When someone comes a long and gives us an input for our linear function, we know that the output will be a linear combination of this input (since we know our function is linear). Since the input has only 1 component, the output is simply a scaled version of this input. In other words, we can simply multiply the coeffecient in our matrix by any input to generate an output for the function.

A more complicated example

Let’s say you have a function with 2 inputs and 2 outputs (a vector valued multivariate function). One way to represent a function of 2 inputs and 2 outputs, is via 2 scaler valued functions that take the same 2 inputs:

  1. o1 = 3*i1 + 4*i2
  2. o2 = 2*i1 + 5*i2

o1 stands for output one, i1 stands for input one, o2 stands for output two, i2 stands for input two.

As you can see, we have 2 linear combinations (one for o1 and another for o2), each with 2 terms (one specifying coeffecient of i1, the other specifying the coeffecient of i2). Thus we need 4 coeffecients to represent this vector valued multivariate linear function. We can store these coeffecients in a matrix like so:

[3 4] <-- 3 and 4 are the coeffecients for o1's linear combination
[2 5] <-- 2 and 5 are the coeffecients for o2's linear combination

By convention, we store the coeffecients of each liner combination on a seperate row. So 3,4 is the coeffecients for o1’s linear combination while 2,5 are the coeffeceitns for o2’s linear combination.

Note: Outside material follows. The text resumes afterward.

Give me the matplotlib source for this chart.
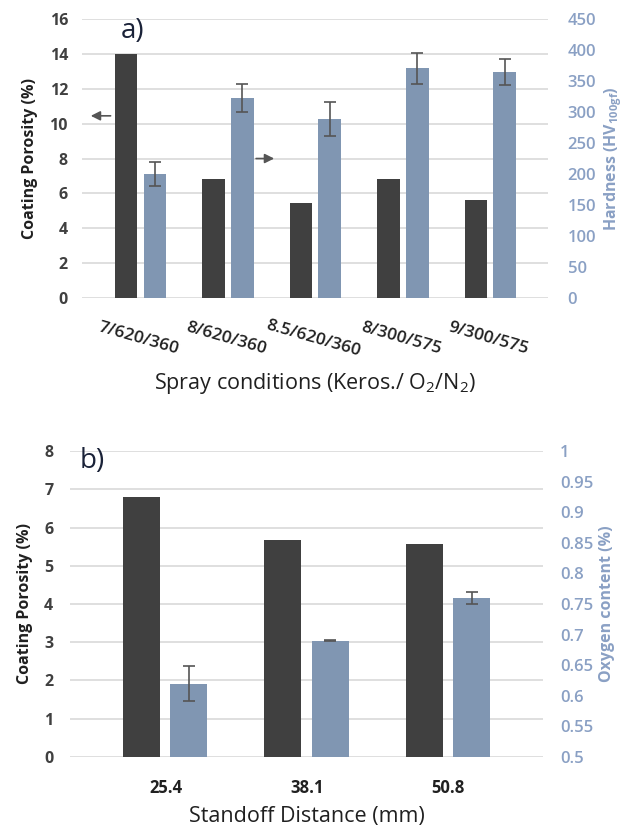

Let’s say we have an input, <4,4>, and we want to feed it to this linear function (aka linear transformation). How do we calculate an output? Well, we know that the first component of our output vector will be the linear combination of our input components using the coeffecients 3 and 4. Similarly, we know that the second component of our output vector will be a linear combination of our input vector with coeffecients 2 and 5.

To recap, a linear function is one where each component of the output vector is a linear combinaion of the components of the input vector. We store the coeffecients of the linear combinations in a matrix. Since all you need to represent a linear function/transformation are these coeffecients, a matrix represents a linear function/transformation.

So really, a matrix is nothing special, it is just one way to represent a linear function. What is special is linear functions themselves. They are much easier to work with (i.e. solve) than non linear functions. Even when what we are interested in isn’t linear, we can usually approximate it linearly.

Summary

A linear function (aka linear transformation) is when each component of your output vector is a linear combination of each component of your input vector. You will have as many linear combinations as you have output components, and each of your linear combinations will have as many terms as you have input components. Thus you can represent a linear transformation by num_input_components * num_output_components coeffecients. You can store these coeffecients in a matrix. By convention, you store the coeffecients of each linear combination on a seperate row.